__Extracted data entries__.
↓

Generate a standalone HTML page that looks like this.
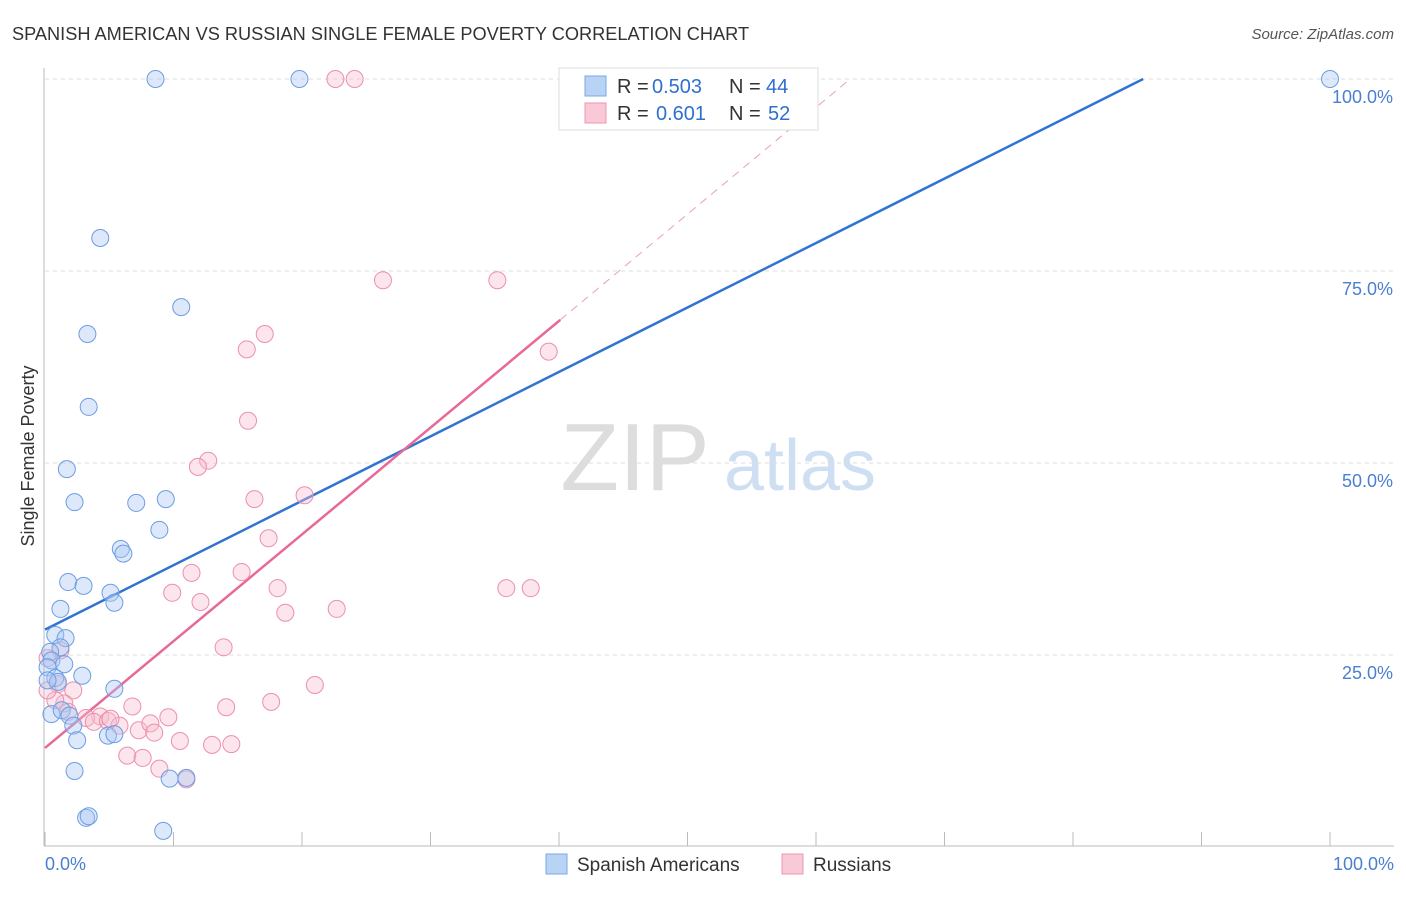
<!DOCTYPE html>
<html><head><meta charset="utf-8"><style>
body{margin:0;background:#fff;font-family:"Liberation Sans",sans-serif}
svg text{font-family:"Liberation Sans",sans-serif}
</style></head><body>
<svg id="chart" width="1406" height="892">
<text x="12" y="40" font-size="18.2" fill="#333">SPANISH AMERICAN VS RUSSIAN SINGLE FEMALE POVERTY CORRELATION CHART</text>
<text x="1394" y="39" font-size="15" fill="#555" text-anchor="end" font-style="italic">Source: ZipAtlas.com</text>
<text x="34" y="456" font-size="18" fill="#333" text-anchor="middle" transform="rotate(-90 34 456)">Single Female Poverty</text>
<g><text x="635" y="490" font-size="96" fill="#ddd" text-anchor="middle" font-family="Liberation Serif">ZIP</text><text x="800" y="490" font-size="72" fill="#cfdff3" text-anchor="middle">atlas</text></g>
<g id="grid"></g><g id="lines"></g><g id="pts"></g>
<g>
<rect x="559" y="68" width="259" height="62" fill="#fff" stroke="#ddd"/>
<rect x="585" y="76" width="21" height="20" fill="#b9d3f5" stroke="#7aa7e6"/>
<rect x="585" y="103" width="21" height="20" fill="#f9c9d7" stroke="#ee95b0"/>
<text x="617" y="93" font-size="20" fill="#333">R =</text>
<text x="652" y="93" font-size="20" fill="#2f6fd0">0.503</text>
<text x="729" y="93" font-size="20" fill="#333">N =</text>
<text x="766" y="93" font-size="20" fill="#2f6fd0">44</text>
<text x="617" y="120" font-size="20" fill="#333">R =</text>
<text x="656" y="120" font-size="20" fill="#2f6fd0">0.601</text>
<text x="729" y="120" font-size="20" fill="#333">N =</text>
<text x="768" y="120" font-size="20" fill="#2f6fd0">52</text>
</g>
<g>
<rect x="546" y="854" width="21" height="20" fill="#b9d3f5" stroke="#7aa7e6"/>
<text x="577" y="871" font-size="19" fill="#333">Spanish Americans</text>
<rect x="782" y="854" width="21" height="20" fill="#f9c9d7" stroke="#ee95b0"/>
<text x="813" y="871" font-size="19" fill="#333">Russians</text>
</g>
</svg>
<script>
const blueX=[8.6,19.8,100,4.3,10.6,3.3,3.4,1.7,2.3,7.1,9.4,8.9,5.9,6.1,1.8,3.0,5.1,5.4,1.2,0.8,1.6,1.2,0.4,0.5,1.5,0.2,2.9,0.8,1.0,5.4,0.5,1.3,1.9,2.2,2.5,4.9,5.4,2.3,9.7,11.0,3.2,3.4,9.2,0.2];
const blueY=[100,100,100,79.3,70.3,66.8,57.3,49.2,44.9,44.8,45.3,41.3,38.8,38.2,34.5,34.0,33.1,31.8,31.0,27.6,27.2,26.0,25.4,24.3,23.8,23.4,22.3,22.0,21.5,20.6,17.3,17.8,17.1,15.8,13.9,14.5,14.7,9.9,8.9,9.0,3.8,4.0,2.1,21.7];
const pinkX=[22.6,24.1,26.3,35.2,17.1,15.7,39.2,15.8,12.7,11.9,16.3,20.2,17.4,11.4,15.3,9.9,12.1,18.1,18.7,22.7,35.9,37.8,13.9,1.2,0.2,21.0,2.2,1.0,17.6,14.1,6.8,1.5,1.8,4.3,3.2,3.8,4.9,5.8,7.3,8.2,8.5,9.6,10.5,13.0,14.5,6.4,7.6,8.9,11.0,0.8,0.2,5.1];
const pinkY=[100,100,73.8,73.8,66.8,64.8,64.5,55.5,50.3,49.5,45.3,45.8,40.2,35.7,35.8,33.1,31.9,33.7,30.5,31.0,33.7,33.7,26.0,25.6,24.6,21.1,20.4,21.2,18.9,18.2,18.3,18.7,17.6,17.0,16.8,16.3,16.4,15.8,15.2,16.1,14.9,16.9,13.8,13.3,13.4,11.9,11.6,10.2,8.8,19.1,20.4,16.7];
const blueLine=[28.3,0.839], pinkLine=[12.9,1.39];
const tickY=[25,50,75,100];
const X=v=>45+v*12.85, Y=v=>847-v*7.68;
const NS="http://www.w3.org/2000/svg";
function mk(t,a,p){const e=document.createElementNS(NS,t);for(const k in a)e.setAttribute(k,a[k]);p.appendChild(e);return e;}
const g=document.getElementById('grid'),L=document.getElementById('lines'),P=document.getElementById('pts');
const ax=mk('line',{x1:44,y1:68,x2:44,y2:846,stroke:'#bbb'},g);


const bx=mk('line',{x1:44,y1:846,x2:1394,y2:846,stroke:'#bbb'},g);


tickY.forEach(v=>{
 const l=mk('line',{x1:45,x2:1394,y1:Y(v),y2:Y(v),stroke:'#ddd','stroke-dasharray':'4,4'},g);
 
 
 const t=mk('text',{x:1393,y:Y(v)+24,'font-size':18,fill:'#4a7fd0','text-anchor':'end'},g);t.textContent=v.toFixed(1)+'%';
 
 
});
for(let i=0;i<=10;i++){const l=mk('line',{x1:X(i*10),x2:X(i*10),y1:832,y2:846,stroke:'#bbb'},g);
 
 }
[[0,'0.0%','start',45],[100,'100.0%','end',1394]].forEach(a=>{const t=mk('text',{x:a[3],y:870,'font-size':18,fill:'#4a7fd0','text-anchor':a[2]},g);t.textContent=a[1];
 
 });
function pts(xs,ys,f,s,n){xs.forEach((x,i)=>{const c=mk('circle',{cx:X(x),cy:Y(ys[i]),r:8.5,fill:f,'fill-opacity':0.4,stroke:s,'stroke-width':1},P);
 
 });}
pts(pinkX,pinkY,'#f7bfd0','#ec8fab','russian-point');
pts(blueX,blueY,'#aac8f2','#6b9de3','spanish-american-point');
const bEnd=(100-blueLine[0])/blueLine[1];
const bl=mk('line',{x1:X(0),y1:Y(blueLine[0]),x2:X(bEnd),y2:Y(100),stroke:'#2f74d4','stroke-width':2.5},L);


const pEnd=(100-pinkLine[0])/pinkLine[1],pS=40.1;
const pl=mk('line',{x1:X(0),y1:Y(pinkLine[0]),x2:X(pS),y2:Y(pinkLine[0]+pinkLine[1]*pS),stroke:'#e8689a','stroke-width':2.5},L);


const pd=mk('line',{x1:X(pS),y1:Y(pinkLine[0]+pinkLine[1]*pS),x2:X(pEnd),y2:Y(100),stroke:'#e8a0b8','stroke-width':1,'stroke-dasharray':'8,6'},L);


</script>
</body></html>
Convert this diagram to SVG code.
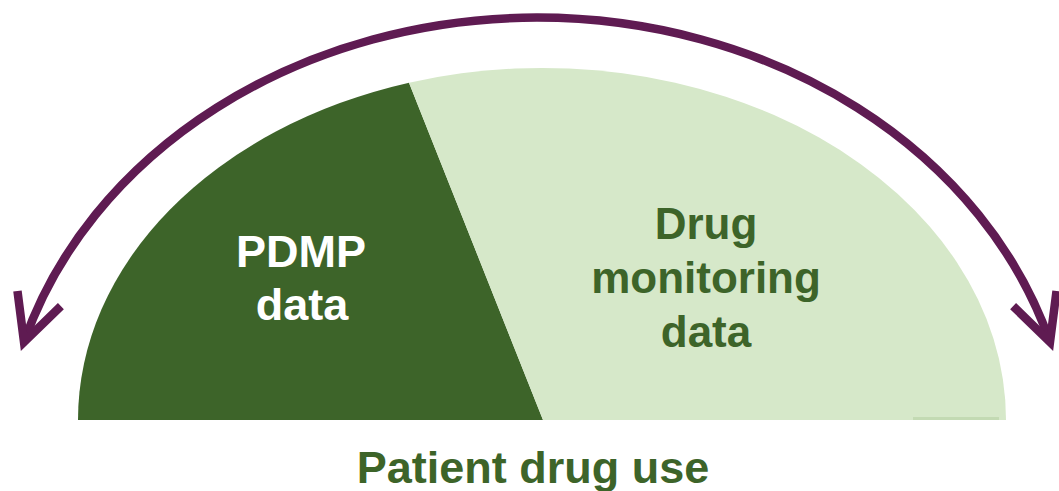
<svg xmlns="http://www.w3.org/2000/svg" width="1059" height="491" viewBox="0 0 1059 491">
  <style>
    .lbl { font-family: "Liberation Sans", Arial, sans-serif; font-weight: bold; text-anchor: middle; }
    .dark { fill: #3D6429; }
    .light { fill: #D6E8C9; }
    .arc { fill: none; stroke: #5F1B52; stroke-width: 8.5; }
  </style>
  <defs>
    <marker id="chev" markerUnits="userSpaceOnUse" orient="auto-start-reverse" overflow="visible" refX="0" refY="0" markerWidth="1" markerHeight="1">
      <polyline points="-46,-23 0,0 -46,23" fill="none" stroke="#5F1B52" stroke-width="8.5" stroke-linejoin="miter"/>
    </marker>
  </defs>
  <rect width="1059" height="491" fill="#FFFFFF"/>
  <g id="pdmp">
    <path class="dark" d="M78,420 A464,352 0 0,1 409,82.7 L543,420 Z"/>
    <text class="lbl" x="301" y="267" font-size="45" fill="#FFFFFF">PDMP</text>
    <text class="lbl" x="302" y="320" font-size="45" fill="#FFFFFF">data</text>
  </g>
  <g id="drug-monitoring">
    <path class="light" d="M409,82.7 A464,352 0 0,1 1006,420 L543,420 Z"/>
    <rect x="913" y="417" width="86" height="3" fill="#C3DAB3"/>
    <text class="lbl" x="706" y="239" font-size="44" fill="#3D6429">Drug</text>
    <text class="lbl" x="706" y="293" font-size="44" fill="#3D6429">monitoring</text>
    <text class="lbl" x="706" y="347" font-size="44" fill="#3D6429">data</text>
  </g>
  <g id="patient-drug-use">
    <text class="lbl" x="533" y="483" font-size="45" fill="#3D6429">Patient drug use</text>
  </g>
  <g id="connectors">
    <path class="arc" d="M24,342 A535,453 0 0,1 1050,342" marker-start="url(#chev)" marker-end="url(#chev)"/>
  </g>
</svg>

↑

__YOUR TASK__. Exactly as they appear, repeat the lines from the one containing "Convert this diagram to SVG code." through the last line of the entries, counting both ends. Pictures stay out.

__ANSWER TO THIS EXERCISE__.
Convert this diagram to SVG code.
<svg xmlns="http://www.w3.org/2000/svg" width="1059" height="491" viewBox="0 0 1059 491">
  <style>
    .lbl { font-family: "Liberation Sans", Arial, sans-serif; font-weight: bold; text-anchor: middle; }
    .dark { fill: #3D6429; }
    .light { fill: #D6E8C9; }
    .arc { fill: none; stroke: #5F1B52; stroke-width: 8.5; }
  </style>
  <defs>
    <marker id="chev" markerUnits="userSpaceOnUse" orient="auto-start-reverse" overflow="visible" refX="0" refY="0" markerWidth="1" markerHeight="1">
      <polyline points="-46,-23 0,0 -46,23" fill="none" stroke="#5F1B52" stroke-width="8.5" stroke-linejoin="miter"/>
    </marker>
  </defs>
  <rect width="1059" height="491" fill="#FFFFFF"/>
  <g id="pdmp">
    <path class="dark" d="M78,420 A464,352 0 0,1 409,82.7 L543,420 Z"/>
    <text class="lbl" x="301" y="267" font-size="45" fill="#FFFFFF">PDMP</text>
    <text class="lbl" x="302" y="320" font-size="45" fill="#FFFFFF">data</text>
  </g>
  <g id="drug-monitoring">
    <path class="light" d="M409,82.7 A464,352 0 0,1 1006,420 L543,420 Z"/>
    <rect x="913" y="417" width="86" height="3" fill="#C3DAB3"/>
    <text class="lbl" x="706" y="239" font-size="44" fill="#3D6429">Drug</text>
    <text class="lbl" x="706" y="293" font-size="44" fill="#3D6429">monitoring</text>
    <text class="lbl" x="706" y="347" font-size="44" fill="#3D6429">data</text>
  </g>
  <g id="patient-drug-use">
    <text class="lbl" x="533" y="483" font-size="45" fill="#3D6429">Patient drug use</text>
  </g>
  <g id="connectors">
    <path class="arc" d="M24,342 A535,453 0 0,1 1050,342" marker-start="url(#chev)" marker-end="url(#chev)"/>
  </g>
</svg>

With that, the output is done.